Written task: Transcribe the full listing exactly, and drop every picture.

+--

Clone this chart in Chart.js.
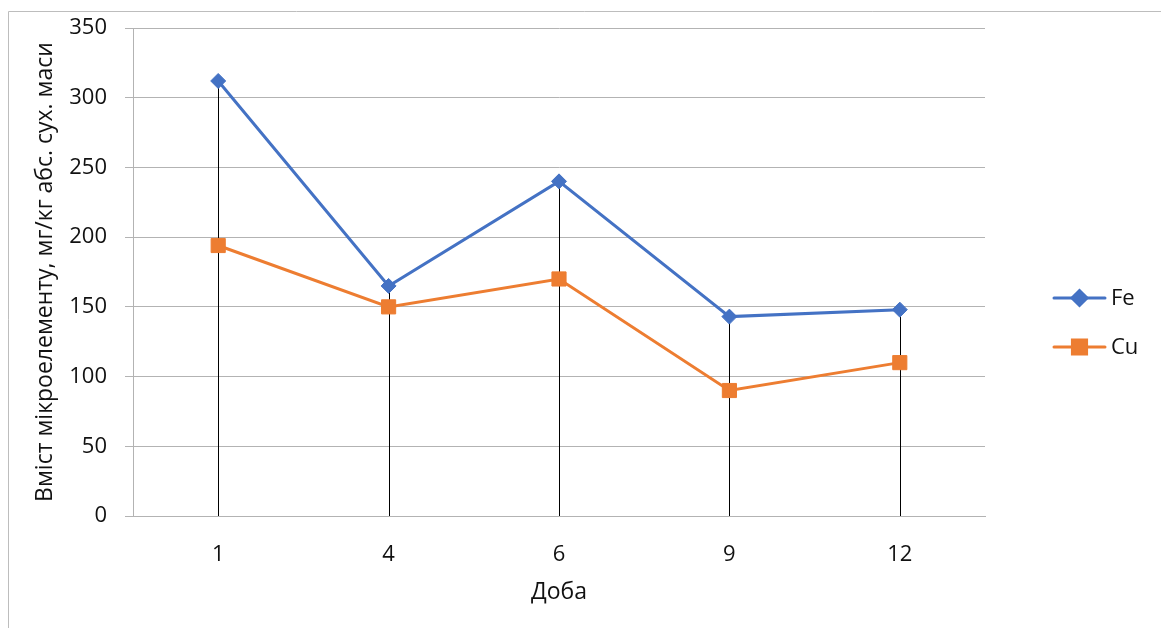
<!DOCTYPE html>
<html>
<head>
<meta charset="utf-8">
<script src="https://cdn.jsdelivr.net/npm/chart.js@4"></script>
<style>
  html, body { margin: 0; padding: 0; background: #fff; }
  #wrap { width: 1161px; height: 628px; position: relative; }
</style>
</head>
<body>
<div id="wrap"><canvas id="chart" width="1161" height="628"></canvas></div>
<script>
const days = ["1", "4", "6", "9", "12"];
const fe = [312, 165, 240, 143, 148];
const cu = [194, 150, 170, 90, 110];
const yTicks = [0, 50, 100, 150, 200, 250, 300, 350];

const FONT = "'Open Sans', sans-serif";
const gridGray = "#b3b3b3";

// frame line at the top and left edge
const framePlugin = {
  id: "frame",
  beforeDraw(chart) {
    const ctx = chart.ctx;
    ctx.save();
    ctx.strokeStyle = "#bdbdbd";
    ctx.lineWidth = 1;
    ctx.beginPath();
    ctx.moveTo(8.5, chart.height);
    ctx.lineTo(8.5, 11.5);
    ctx.lineTo(chart.width, 11.5);
    ctx.stroke();
    ctx.restore();
  }
};

// drop lines from the highest point down to the x axis
const dropLines = {
  id: "dropLines",
  beforeDatasetsDraw(chart) {
    const ctx = chart.ctx;
    const bottom = chart.scales.y.getPixelForValue(0);
    ctx.save();
    ctx.strokeStyle = "#000";
    ctx.lineWidth = 1;
    days.forEach((d, i) => {
      let top = bottom;
      chart.data.datasets.forEach((ds, k) => {
        const pt = chart.getDatasetMeta(k).data[i];
        if (pt && pt.y < top) top = pt.y;
      });
      const x = Math.round(chart.getDatasetMeta(0).data[i].x) + 0.5;
      ctx.beginPath();
      ctx.moveTo(x, top);
      ctx.lineTo(x, bottom);
      ctx.stroke();
    });
    ctx.restore();
  }
};

// legend on the right, drawn like the Excel one
const sideLegend = {
  id: "sideLegend",
  afterDraw(chart) {
    const ctx = chart.ctx;
    const rows = [298, 347];
    ctx.save();
    chart.data.datasets.forEach((ds, k) => {
      const y = rows[k];
      ctx.strokeStyle = ds.borderColor;
      ctx.lineWidth = 3;
      ctx.lineCap = "round";
      ctx.beginPath();
      ctx.moveTo(1054, y);
      ctx.lineTo(1105, y);
      ctx.stroke();
      Chart.helpers.drawPoint(ctx, {
        pointStyle: ds.pointStyle,
        radius: ds.pointRadius,
        borderWidth: 1
      }, 1079.5, y);
      ctx.fillStyle = ds.backgroundColor;
      ctx.fill();
      ctx.fillStyle = "#111";
      ctx.font = "22px " + FONT;
      ctx.textBaseline = "middle";
      ctx.textAlign = "left";
      ctx.fillText(ds.label, 1111, y + 1);
    });
    ctx.restore();
  }
};

new Chart(document.getElementById("chart"), {
  type: "line",
  data: {
    labels: days,
    datasets: [
      {
        label: "Fe",
        data: fe,
        borderColor: "#4472C4",
        backgroundColor: "#4472C4",
        borderWidth: 3,
        pointStyle: "rectRot",
        pointRadius: 7.5,
        pointBorderWidth: 1,
        tension: 0
      },
      {
        label: "Cu",
        data: cu,
        borderColor: "#ED7D31",
        backgroundColor: "#ED7D31",
        borderWidth: 3,
        pointStyle: "rect",
        pointRadius: 10,
        pointBorderWidth: 1,
        tension: 0
      }
    ]
  },
  options: {
    responsive: false,
    devicePixelRatio: 1,
    animation: false,
    layout: { padding: { top: 28, right: 176, bottom: 0, left: 0 } },
    plugins: {
      legend: { display: false },
      tooltip: { enabled: false }
    },
    scales: {
      x: {
        offset: true,
        grid: { display: false, drawTicks: false },
        border: { display: true, color: gridGray, width: 1 },
        ticks: { color: "#111", font: { family: FONT, size: 22 }, padding: 26 },
        title: {
          display: true,
          text: "Доба",
          color: "#111",
          font: { family: FONT, size: 23 },
          padding: { top: 0, bottom: 22 }
        },
        afterFit(scale) { scale.height = 112; }
      },
      y: {
        min: 0,
        max: 350,
        afterBuildTicks(scale) { scale.ticks = yTicks.map(v => ({ value: v })); },
        grid: { color: gridGray, lineWidth: 1, drawTicks: true, tickLength: 8 },
        border: { display: true, color: gridGray, width: 1 },
        ticks: { color: "#111", font: { family: FONT, size: 22 }, padding: 18 },
        title: {
          display: true,
          text: "Вміст мікроелементу, мг/кг абс. сух. маси",
          color: "#111",
          font: { family: FONT, size: 23 },
          padding: { top: 32, bottom: 0 }
        },
        afterFit(scale) {
          scale.width = 133;
          scale.paddingTop = 0;
          scale.paddingBottom = 0;
        }
      }
    }
  },
  plugins: [framePlugin, dropLines, sideLegend]
});
</script>
</body>
</html>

+--

Solution:
Clone this chart in Chart.js.
<!DOCTYPE html>
<html>
<head>
<meta charset="utf-8">
<script src="https://cdn.jsdelivr.net/npm/chart.js@4"></script>
<style>
  html, body { margin: 0; padding: 0; background: #fff; }
  #wrap { width: 1161px; height: 628px; position: relative; }
</style>
</head>
<body>
<div id="wrap"><canvas id="chart" width="1161" height="628"></canvas></div>
<script>
const days = ["1", "4", "6", "9", "12"];
const fe = [312, 165, 240, 143, 148];
const cu = [194, 150, 170, 90, 110];
const yTicks = [0, 50, 100, 150, 200, 250, 300, 350];

const FONT = "'Open Sans', sans-serif";
const gridGray = "#b3b3b3";

// frame line at the top and left edge
const framePlugin = {
  id: "frame",
  beforeDraw(chart) {
    const ctx = chart.ctx;
    ctx.save();
    ctx.strokeStyle = "#bdbdbd";
    ctx.lineWidth = 1;
    ctx.beginPath();
    ctx.moveTo(8.5, chart.height);
    ctx.lineTo(8.5, 11.5);
    ctx.lineTo(chart.width, 11.5);
    ctx.stroke();
    ctx.restore();
  }
};

// drop lines from the highest point down to the x axis
const dropLines = {
  id: "dropLines",
  beforeDatasetsDraw(chart) {
    const ctx = chart.ctx;
    const bottom = chart.scales.y.getPixelForValue(0);
    ctx.save();
    ctx.strokeStyle = "#000";
    ctx.lineWidth = 1;
    days.forEach((d, i) => {
      let top = bottom;
      chart.data.datasets.forEach((ds, k) => {
        const pt = chart.getDatasetMeta(k).data[i];
        if (pt && pt.y < top) top = pt.y;
      });
      const x = Math.round(chart.getDatasetMeta(0).data[i].x) + 0.5;
      ctx.beginPath();
      ctx.moveTo(x, top);
      ctx.lineTo(x, bottom);
      ctx.stroke();
    });
    ctx.restore();
  }
};

// legend on the right, drawn like the Excel one
const sideLegend = {
  id: "sideLegend",
  afterDraw(chart) {
    const ctx = chart.ctx;
    const rows = [298, 347];
    ctx.save();
    chart.data.datasets.forEach((ds, k) => {
      const y = rows[k];
      ctx.strokeStyle = ds.borderColor;
      ctx.lineWidth = 3;
      ctx.lineCap = "round";
      ctx.beginPath();
      ctx.moveTo(1054, y);
      ctx.lineTo(1105, y);
      ctx.stroke();
      Chart.helpers.drawPoint(ctx, {
        pointStyle: ds.pointStyle,
        radius: ds.pointRadius,
        borderWidth: 1
      }, 1079.5, y);
      ctx.fillStyle = ds.backgroundColor;
      ctx.fill();
      ctx.fillStyle = "#111";
      ctx.font = "22px " + FONT;
      ctx.textBaseline = "middle";
      ctx.textAlign = "left";
      ctx.fillText(ds.label, 1111, y + 1);
    });
    ctx.restore();
  }
};

new Chart(document.getElementById("chart"), {
  type: "line",
  data: {
    labels: days,
    datasets: [
      {
        label: "Fe",
        data: fe,
        borderColor: "#4472C4",
        backgroundColor: "#4472C4",
        borderWidth: 3,
        pointStyle: "rectRot",
        pointRadius: 7.5,
        pointBorderWidth: 1,
        tension: 0
      },
      {
        label: "Cu",
        data: cu,
        borderColor: "#ED7D31",
        backgroundColor: "#ED7D31",
        borderWidth: 3,
        pointStyle: "rect",
        pointRadius: 10,
        pointBorderWidth: 1,
        tension: 0
      }
    ]
  },
  options: {
    responsive: false,
    devicePixelRatio: 1,
    animation: false,
    layout: { padding: { top: 28, right: 176, bottom: 0, left: 0 } },
    plugins: {
      legend: { display: false },
      tooltip: { enabled: false }
    },
    scales: {
      x: {
        offset: true,
        grid: { display: false, drawTicks: false },
        border: { display: true, color: gridGray, width: 1 },
        ticks: { color: "#111", font: { family: FONT, size: 22 }, padding: 26 },
        title: {
          display: true,
          text: "Доба",
          color: "#111",
          font: { family: FONT, size: 23 },
          padding: { top: 0, bottom: 22 }
        },
        afterFit(scale) { scale.height = 112; }
      },
      y: {
        min: 0,
        max: 350,
        afterBuildTicks(scale) { scale.ticks = yTicks.map(v => ({ value: v })); },
        grid: { color: gridGray, lineWidth: 1, drawTicks: true, tickLength: 8 },
        border: { display: true, color: gridGray, width: 1 },
        ticks: { color: "#111", font: { family: FONT, size: 22 }, padding: 18 },
        title: {
          display: true,
          text: "Вміст мікроелементу, мг/кг абс. сух. маси",
          color: "#111",
          font: { family: FONT, size: 23 },
          padding: { top: 32, bottom: 0 }
        },
        afterFit(scale) {
          scale.width = 133;
          scale.paddingTop = 0;
          scale.paddingBottom = 0;
        }
      }
    }
  },
  plugins: [framePlugin, dropLines, sideLegend]
});
</script>
</body>
</html>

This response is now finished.